Trade fewer, clearer, repeatable setups with higher statistical confidence.


Signal Dilution = Hidden Drawdown

Even if your system has:

  • 3 great setups
  • And 2 average ones

Taking all 5 lowers your overall EV. You're padding win rate with noise while hiding underperformance — and outliers can corrupt the noise estimate in either direction, making the dilution invisible until a regime change exposes it.

Most pros don't trade more setups. They trade fewer setups better.


When SNR Lies to You

Outliers Inflate or Deflate σ

The standard deviation in SNR's denominator is non-robust: a single 8σ event in your sample can either crush or rescue your SNR depending on its sign. Use a winsorized stdev (clip top/bottom 5%) or report SNR alongside median absolute deviation (MAD) as a robustness check.

Edge Decay Over Time

A high-SNR tag in 2023 can collapse in 2024 as the regime changes and other traders crowd the same setup. The lesson next door — edge degradation — is the right home for this. Re-test SNR on rolling 60-trade windows; if it trends down, you're watching an edge die.

Survivorship of "Best" Tags

The tags you kept are the ones that worked in your historical sample. Some of that performance is real edge; some is sampling luck. Forward SNR will mean-revert. Plan for at least 30% of your kept-tag historical SNR to evaporate on out-of-sample data; if it doesn't, you got lucky on the prune itself.


FAQ

Is Signal-to-Noise Ratio the same as Sharpe Ratio?

Same family — Sharpe is an annualized portfolio-level SNR with a risk-free-rate offset in the numerator. Per-setup SNR is the unannualized within-tag version: mean(R) / stdev(R) where R is in R-multiples. Multiply per-setup SNR by √n and you get the t-statistic of the edge. The metrics solve the same problem at different scopes.

What's a good SNR threshold for a trading setup?

Per-trade SNR above 0.30 over n ≥ 30 is the floor; ideally you want the t-stat (SNR · √n) ≥ 2.0 before you treat the tag as a confirmed edge, and ≥ 3.0 before you call it a core tag. Below t-stat 1.5, the data hasn't decided yet — keep the tag on probation at half size, don't prune yet.

How many trades do I need before SNR is statistically reliable?

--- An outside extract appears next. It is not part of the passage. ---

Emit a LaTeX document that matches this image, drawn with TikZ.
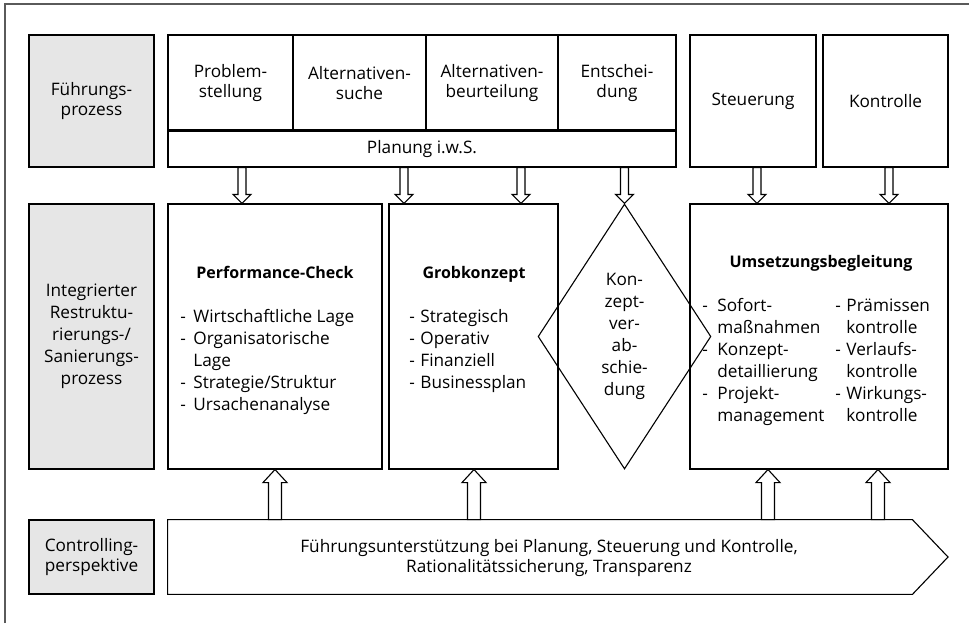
\documentclass[tikz,border=0pt]{standalone}
\usepackage{fontspec}
\setmainfont{Open Sans}
\usetikzlibrary{calc,shapes.geometric}
\definecolor{panelgray}{RGB}{230,230,230}
\definecolor{framegray}{RGB}{90,90,90}

\begin{document}
\begin{tikzpicture}[x=0.5pt, y=-0.5pt,
    every node/.style={font=\fontsize{8.6}{10}\selectfont},
    box/.style={draw, line width=0.55pt, inner sep=0pt, align=center},
    side/.style={box, fill=panelgray},
    mid/.style={font=\fontsize{8.6}{11}\selectfont},
    head/.style={anchor=base, inner sep=0pt, font=\fontsize{8}{11}\selectfont\bfseries},
    list/.style={anchor=base west, inner sep=0pt, font=\fontsize{8.6}{11}\selectfont},
    hollow/.style n args={3}{draw, fill=white, line width=0.55pt, to path={
        let \p1=(\tikztostart), \p2=(\tikztotarget) in
        (\x1-#1,\y1) -- (\x1+#1,\y1) -- (\x1+#1,\y2+#3) -- (\x1+#2,\y2+#3)
        -- (\x1,\y2) -- (\x1-#2,\y2+#3) -- (\x1-#1,\y2+#3) -- cycle}},
    downarr/.style={hollow={2pt}{4.5pt}{4.5pt}},
    uparr/.style={hollow={3.25pt}{6pt}{-6.5pt}},
  ]
  \useasboundingbox (0,0) rectangle (969,623);
  \draw[framegray, line width=0.6pt] (5,623) -- (5,4) -- (969,4);

  % linke Spalte
  \node[side, minimum width=62.5pt, minimum height=66pt]         (fp)   at (91.5,101)   {Führungs-\\prozess};
  \node[side, mid, minimum width=62.5pt, minimum height=132.5pt] (irs)  at (91.5,336.5) {Integrierter\\Restruktu-\\rierungs-/\\Sanierungs-\\prozess};
  \node[side, minimum width=62.5pt, minimum height=37pt]         (cp)   at (91.5,557)   {Controlling-\\perspektive};

  % Fuehrungsprozess
  \node[box, minimum width=62.5pt, minimum height=48pt]          (ps)   at (230.5,83)   {Problem-\\stellung};
  \node[box, minimum width=66.5pt, minimum height=48pt]          (as)   at (359.5,83)   {Alternativen-\\suche};
  \node[box, minimum width=66pt, minimum height=48pt]            (ab)   at (492,83)     {Alternativen-\\beurteilung};
  \node[box, minimum width=59pt, minimum height=48pt]            (ent)  at (617,83)     {Entschei-\\dung};
  \node[box, minimum width=254pt, minimum height=18pt]           (plan) at (422,149)    {Planung i.w.S.};
  \draw[line width=1.1pt] (plan.north west) -- (plan.north east);
  \node[box, minimum width=63pt, minimum height=66pt]            (steu) at (753,101)    {Steuerung};
  \node[box, minimum width=62.5pt, minimum height=66pt]          (kon)  at (885.5,101)  {Kontrolle};

  % Restrukturierungsprozess
  \node[box, minimum width=107pt, minimum height=132.5pt]        (perf) at (275,336.5)  {};
  \node[box, minimum width=84.5pt, minimum height=132.5pt]       (grob) at (473.5,336.5) {};
  \node[draw, diamond, mid, align=center, line width=0.55pt, inner sep=0pt,
        minimum width=66.5pt, minimum height=132.5pt]            (abs)  at (624.5,336.5)
        {Kon-\\zept-\\ver-\\ab-\\schie-\\dung};
  \node[box, minimum width=129pt, minimum height=132.5pt]        (ums)  at (819,336.5)  {};

  \node[head] (perfh) at (275,278) {Performance-Check};
  \node[list] (perfl) at (180,322) {\begin{tabular}[t]{@{}p{6.5pt}@{}l@{}}
      - & Wirtschaftliche Lage\\ - & Organisatorische\\ & Lage\\
      - & Strategie/Struktur\\ - & Ursachenanalyse\end{tabular}};
  \node[head] (grobh) at (474,278) {Grobkonzept};
  \node[list] (grobl) at (409,322) {\begin{tabular}[t]{@{}p{5.5pt}@{}l@{}}
      - & Strategisch\\ - & Operativ\\ - & Finanziell\\ - & Businessplan\end{tabular}};
  \node[head] (umsh) at (821,267) {Umsetzungsbegleitung};
  \node[list] (umsl) at (702,311) {\begin{tabular}[t]{@{}p{7.5pt}@{}l@{}}
      - & Sofort-\\ & maßnahmen\\ - & Konzept-\\ & detaillierung\\
      - & Projekt-\\ & management\end{tabular}};
  \node[list] (umsr) at (835,311) {\begin{tabular}[t]{@{}p{5.5pt}@{}l@{}}
      - & Prämissen\\ & kontrolle\\ - & Verlaufs-\\ & kontrolle\\
      - & Wirkungs-\\ & kontrolle\end{tabular}};

  % Controllingperspektive
  \node[inner sep=0pt, minimum width=372pt, minimum height=37pt] (ctrl) at (540,557) {};
  \coordinate (tip) at (948,557);
  \draw[line width=0.55pt] (ctrl.north west) -- (ctrl.north east) -- (tip)
    -- (ctrl.south east) -- (ctrl.south west) -- cycle;
  \node[align=center] (ctrlt) at (549,558)
    {Führungsunterstützung bei Planung, Steuerung und Kontrolle,\\Rationalitätssicherung, Transparenz};

  % Pfeile
  \draw[downarr] (242,0 |- plan.south) to (242,0 |- perf.north);
  \draw[downarr] (404,0 |- plan.south) to (404,0 |- grob.north);
  \draw[downarr] (521,0 |- plan.south) to (521,0 |- grob.north);
  \draw[downarr] (abs.north |- plan.south) to (abs.north);
  \draw[downarr] (757,0 |- steu.south) to (757,0 |- ums.north);
  \draw[downarr] (889,0 |- kon.south) to (889,0 |- ums.north);
  \draw[uparr] (275,0 |- ctrl.north) to (275,0 |- perf.south);
  \draw[uparr] (474,0 |- ctrl.north) to (474,0 |- grob.south);
  \draw[uparr] (768,0 |- ctrl.north) to (768,0 |- ums.south);
  \draw[uparr] (878,0 |- ctrl.north) to (878,0 |- ums.south);
\end{tikzpicture}
\end{document}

30 trades for direction, 100+ for confidence in the point estimate. The standard error on stdev shrinks like 1/√(2n), so doubling sample size cuts uncertainty by ~30%. Below n = 30, your SNR is mostly noise. Confirm with bootstrap confidence intervals before any pruning decision.

Does win rate equal SNR?

No, they're decoupled. A 90%-win-rate scalp with mean +0.1R and stdev 0.5R has SNR = 0.20. A 30%-win-rate breakout with mean +0.6R and stdev 1.5R has SNR = 0.40. The lower-win-rate setup carries more signal per unit of risk taken.

Can I score a setup after the trade closes?

No — that's retroactive scoring, a textbook look-ahead bias. If you label a setup "5/5" only after it works, your scoring system's information coefficient becomes 1.0 by construction and means nothing. Scores must be locked in before entry, ideally written into the trade ticket itself.

How is SNR different from the Information Coefficient?

SNR measures how strong the signal is per trade (mean over std of realized returns). IC measures how well a forecast or score predicts realized returns (correlation between score and R). Use SNR to triage setup tags; use IC to validate that your scoring rubric carries any information at all.


Sources

  • Grinold, R. C., & Kahn, R. N. (2000). Active Portfolio Management, 2nd ed. McGraw-Hill — ch. 6 on the Information Coefficient as the canonical signal-quality metric.
  • López de Prado, M. (2018). Advances in Financial Machine Learning, Wiley — chs. 11–12 on the false-discovery hazard of post-hoc bucket selection and the deflated Sharpe ratio.
  • Bailey, D. H., & López de Prado, M. (2014). "The Deflated Sharpe Ratio." Journal of Portfolio Management, 40(5), 94–107 — sample-size-aware formulation of the SNR claim.
  • Cohen, J. (1960). "A Coefficient of Agreement for Nominal Scales." Educational and Psychological Measurement, 20(1), 37–46 — the κ coefficient used for inter-rater reliability.

Module Wrap-Up — Advanced Statistical Thinking (5/5)

You've now covered Sharpe and Sortino, outliers, edge degradation, backtest biases, and signal quality. Together these are the toolkit for separating real edge from sampling artefacts.

Pruning low-SNR tags should improve aggregate Sharpe over n ≥ 100 forward trades — but a single quarter of underperformance from a pruned tag may be noise, not death of edge. Re-test annually, and revisit the edge degradation lesson when a previously-strong tag's rolling t-stat starts trending down.